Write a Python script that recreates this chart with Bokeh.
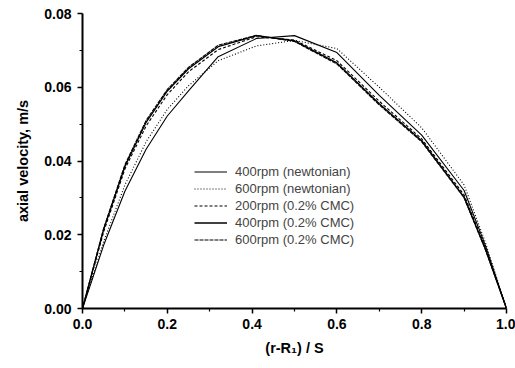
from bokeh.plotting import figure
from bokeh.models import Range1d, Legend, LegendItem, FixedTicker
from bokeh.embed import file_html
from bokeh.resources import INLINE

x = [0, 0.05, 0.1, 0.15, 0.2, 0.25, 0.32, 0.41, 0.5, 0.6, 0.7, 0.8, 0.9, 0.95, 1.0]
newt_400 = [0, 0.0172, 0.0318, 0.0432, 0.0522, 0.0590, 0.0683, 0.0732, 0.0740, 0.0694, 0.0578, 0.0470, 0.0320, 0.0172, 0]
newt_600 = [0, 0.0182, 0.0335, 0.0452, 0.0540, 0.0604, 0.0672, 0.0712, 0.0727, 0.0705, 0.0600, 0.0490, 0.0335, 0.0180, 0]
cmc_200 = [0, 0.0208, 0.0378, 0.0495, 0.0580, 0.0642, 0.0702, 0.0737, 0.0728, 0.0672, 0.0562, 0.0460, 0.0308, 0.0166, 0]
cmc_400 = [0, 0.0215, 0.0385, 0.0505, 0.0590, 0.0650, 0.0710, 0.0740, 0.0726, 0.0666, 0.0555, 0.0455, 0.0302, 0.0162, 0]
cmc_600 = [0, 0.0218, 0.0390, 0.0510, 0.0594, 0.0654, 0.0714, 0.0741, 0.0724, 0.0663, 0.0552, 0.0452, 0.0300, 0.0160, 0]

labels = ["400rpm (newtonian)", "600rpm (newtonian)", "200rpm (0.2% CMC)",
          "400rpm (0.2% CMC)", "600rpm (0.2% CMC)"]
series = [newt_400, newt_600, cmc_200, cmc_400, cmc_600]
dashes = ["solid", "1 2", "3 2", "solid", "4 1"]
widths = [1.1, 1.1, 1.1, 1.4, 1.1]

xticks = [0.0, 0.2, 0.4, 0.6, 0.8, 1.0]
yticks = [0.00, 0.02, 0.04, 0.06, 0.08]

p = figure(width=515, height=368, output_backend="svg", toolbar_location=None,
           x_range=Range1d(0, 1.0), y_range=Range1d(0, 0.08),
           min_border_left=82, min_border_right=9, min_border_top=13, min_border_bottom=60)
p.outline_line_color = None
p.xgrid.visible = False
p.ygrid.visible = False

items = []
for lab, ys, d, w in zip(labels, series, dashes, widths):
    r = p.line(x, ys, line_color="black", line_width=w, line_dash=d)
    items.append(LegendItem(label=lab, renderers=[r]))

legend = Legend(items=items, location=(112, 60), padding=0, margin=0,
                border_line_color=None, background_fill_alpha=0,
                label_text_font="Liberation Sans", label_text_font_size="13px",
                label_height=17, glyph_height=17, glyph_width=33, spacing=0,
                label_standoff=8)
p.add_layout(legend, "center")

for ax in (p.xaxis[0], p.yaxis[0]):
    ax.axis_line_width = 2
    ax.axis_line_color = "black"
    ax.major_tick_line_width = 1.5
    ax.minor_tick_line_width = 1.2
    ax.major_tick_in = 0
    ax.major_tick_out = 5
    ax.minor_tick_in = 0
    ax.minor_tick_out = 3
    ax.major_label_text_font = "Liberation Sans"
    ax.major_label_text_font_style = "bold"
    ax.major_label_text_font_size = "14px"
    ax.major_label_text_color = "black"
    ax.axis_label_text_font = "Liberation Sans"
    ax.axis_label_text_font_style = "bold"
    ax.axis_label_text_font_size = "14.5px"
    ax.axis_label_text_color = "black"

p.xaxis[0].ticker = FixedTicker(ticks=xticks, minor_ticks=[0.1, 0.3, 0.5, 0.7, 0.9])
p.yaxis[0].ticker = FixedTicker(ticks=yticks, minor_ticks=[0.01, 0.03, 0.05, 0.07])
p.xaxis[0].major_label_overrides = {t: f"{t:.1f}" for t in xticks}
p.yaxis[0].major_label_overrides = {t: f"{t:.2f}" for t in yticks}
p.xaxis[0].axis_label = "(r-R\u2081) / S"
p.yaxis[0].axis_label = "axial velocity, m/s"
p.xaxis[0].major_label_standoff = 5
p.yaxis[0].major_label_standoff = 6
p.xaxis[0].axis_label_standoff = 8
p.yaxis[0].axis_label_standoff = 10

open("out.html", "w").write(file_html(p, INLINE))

| INSTRUCTIONS TO FOLLOW |
Print the data above verbatim from the first line through the line holding "from bokeh.resources import INLINE", leaving every picture out.

| TASK ANSWER |
Write a Python script that recreates this chart with Bokeh.
from bokeh.plotting import figure
from bokeh.models import Range1d, Legend, LegendItem, FixedTicker
from bokeh.embed import file_html
from bokeh.resources import INLINE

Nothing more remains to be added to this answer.